Look through the data below. Pick out the lines holding the string "matplotlib".

▬▬▬▬▬▬▬▬▬▬

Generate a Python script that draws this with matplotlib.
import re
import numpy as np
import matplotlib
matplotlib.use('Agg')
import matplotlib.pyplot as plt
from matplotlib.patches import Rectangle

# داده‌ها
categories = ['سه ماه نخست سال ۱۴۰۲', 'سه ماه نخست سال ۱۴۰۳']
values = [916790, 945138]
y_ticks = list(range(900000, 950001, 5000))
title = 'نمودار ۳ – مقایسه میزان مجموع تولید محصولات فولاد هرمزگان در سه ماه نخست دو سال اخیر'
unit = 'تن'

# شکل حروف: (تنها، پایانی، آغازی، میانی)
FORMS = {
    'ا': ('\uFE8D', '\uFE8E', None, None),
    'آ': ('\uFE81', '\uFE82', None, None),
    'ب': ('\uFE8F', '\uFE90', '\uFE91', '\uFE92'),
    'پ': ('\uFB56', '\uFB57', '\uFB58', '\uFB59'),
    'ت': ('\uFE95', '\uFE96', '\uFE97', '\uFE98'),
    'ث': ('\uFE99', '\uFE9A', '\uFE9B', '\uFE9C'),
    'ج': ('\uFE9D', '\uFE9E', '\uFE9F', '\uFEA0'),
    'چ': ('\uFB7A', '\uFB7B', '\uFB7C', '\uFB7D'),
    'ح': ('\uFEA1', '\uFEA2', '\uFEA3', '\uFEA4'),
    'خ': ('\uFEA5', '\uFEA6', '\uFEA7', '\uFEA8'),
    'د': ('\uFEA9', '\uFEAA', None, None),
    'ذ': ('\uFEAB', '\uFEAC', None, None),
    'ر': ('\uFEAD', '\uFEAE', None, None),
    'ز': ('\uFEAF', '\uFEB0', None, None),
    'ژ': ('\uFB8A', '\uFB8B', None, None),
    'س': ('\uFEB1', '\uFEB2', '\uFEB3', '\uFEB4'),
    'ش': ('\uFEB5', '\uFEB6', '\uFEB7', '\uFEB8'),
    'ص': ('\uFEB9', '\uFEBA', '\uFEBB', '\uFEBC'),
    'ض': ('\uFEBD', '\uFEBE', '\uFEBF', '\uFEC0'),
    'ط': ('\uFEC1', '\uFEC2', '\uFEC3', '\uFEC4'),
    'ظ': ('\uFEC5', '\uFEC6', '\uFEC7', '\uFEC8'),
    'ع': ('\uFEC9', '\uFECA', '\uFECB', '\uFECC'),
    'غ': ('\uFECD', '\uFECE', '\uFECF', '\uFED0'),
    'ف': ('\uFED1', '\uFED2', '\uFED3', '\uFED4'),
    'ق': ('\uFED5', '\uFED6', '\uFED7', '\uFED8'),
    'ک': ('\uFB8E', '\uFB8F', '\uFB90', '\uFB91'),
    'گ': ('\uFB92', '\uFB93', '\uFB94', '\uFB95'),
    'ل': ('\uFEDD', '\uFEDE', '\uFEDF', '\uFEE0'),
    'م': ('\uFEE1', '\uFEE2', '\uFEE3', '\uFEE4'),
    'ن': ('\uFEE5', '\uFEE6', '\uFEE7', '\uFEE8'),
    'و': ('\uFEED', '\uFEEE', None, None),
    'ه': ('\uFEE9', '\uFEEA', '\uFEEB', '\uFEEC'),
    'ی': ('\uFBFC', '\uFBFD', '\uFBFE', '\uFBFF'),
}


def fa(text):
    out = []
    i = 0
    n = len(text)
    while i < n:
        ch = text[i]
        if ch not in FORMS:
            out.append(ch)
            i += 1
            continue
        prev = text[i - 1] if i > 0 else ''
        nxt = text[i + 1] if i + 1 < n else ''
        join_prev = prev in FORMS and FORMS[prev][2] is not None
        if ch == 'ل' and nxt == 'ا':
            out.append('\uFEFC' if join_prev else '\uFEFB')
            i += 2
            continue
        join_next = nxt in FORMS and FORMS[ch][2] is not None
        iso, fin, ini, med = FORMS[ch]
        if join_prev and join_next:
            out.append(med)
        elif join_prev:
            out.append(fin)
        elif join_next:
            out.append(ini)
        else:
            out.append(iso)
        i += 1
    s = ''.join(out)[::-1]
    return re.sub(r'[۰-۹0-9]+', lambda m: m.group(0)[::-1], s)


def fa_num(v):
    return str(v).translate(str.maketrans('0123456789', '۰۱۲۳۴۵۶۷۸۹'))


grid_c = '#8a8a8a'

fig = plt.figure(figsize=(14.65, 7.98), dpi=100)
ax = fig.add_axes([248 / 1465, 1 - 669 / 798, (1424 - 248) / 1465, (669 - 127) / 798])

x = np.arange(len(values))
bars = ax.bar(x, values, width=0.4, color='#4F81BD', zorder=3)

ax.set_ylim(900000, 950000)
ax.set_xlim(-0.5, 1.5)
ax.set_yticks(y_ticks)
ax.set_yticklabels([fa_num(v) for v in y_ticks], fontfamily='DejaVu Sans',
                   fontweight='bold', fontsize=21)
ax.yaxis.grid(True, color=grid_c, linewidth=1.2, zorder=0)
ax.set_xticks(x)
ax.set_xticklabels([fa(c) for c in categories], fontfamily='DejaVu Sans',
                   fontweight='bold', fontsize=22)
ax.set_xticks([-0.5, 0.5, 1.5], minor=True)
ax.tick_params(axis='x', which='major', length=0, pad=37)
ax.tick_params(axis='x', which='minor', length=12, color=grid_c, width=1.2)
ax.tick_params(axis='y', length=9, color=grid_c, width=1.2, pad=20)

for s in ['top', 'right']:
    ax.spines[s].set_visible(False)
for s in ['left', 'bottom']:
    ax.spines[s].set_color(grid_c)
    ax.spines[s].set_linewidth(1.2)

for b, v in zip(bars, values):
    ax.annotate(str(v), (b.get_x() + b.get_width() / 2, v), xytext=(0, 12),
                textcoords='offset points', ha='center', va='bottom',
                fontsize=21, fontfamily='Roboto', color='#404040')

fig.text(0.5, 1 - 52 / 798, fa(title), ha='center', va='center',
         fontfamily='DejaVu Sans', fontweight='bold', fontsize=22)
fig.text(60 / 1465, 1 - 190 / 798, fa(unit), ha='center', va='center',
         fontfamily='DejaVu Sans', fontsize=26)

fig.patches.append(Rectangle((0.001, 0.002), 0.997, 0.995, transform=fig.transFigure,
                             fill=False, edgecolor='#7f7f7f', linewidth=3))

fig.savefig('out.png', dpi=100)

▬▬▬▬▬▬▬▬▬▬

Finished task »
Generate a Python script that draws this with matplotlib.
import matplotlib
matplotlib.use('Agg')
import matplotlib.pyplot as plt
from matplotlib.patches import Rectangle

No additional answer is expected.